Le conseguenze climatiche, tra cui l’innalzamento del livello del mare, la siccità e il caldo estremo, stavano già minacciando le forniture idriche e la sicurezza alimentare in Palestina. La situazione ambientale a Gaza è ormai catastrofica, poiché gran parte dei terreni agricoli, delle infrastrutture energetiche e idriche sono state distrutte o inquinate, con conseguenze sanitarie devastanti probabilmente per i decenni a venire. Tra il 36% e il 45% degli edifici di Gaza – case, scuole, moschee, ospedali, negozi – sono stati distrutti o danneggiati, e l’edilizia è uno dei principali motori del riscaldamento globale.
“Il catastrofico attacco aereo su Gaza non svanirà quando arriverà il cessate il fuoco”, ha affermato Zena Agha, analista politica di Al-Shabaka, il Palestine Policy Network, che scrive sulla crisi climatica e sull’occupazione israeliana. “I detriti militari continueranno a vivere nel suolo, nella terra, nel mare e nei corpi dei palestinesi che vivono a Gaza – proprio come accade in altri contesti del dopoguerra come l’Iraq”.
Un’impronta di carbonio militare opaca
Nel complesso, le conseguenze climatiche della guerra e dell’occupazione sono scarsamente comprese. Grazie in gran parte alle pressioni degli Stati Uniti, la segnalazione delle emissioni militari è volontaria, e solo quattro paesi presentano alcuni dati incompleti alla Convenzione quadro delle Nazioni Unite sui cambiamenti climatici (UNFCCC), che organizza i colloqui annuali sul clima.

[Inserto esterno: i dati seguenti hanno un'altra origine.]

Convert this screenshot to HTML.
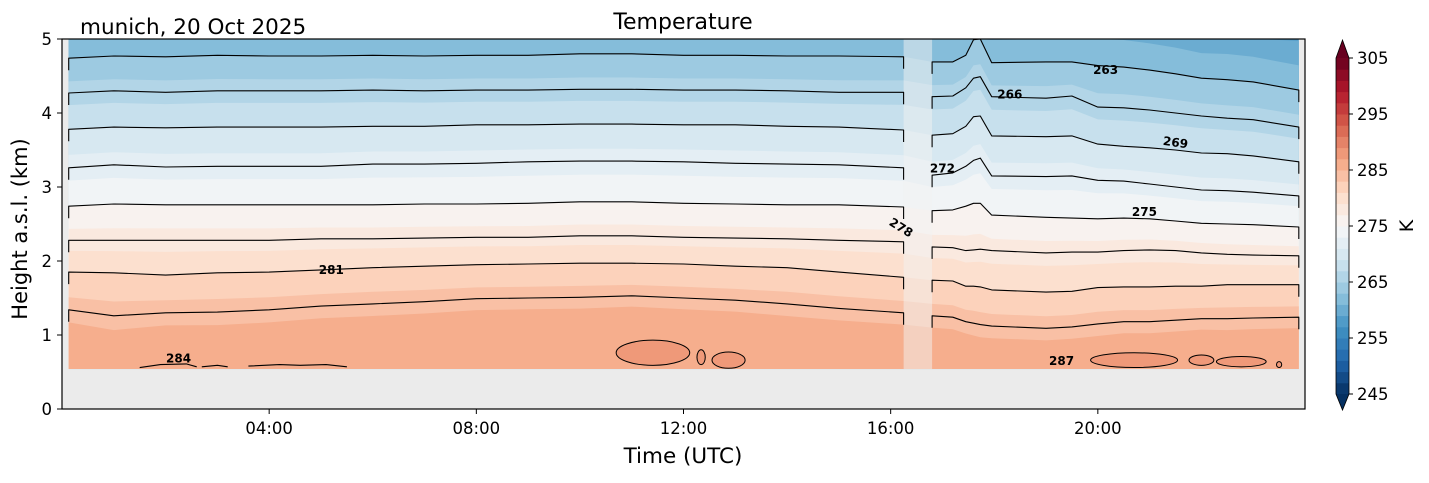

Anche senza dati completi, uno studio recente ha rilevato che le forze armate rappresentano quasi il 5,5% delle emissioni globali di gas serra ogni anno, più delle industrie dell’aviazione e della navigazione messe insieme. Ciò rende l’impronta di carbonio militare globale – anche senza tenere conto dei picchi di emissioni legati ai conflitti – la quarta più grande dopo solo Stati Uniti, Cina e India.
Alla Cop28 di Dubai il mese scorso, la catastrofe umanitaria e ambientale in corso a Gaza e in Ucraina ha messo all’ordine del giorno la guerra, la sicurezza e la crisi climatica, ma non ha portato ad alcun passo significativo verso una maggiore trasparenza e responsabilità delle forze armate o dell’industria militare.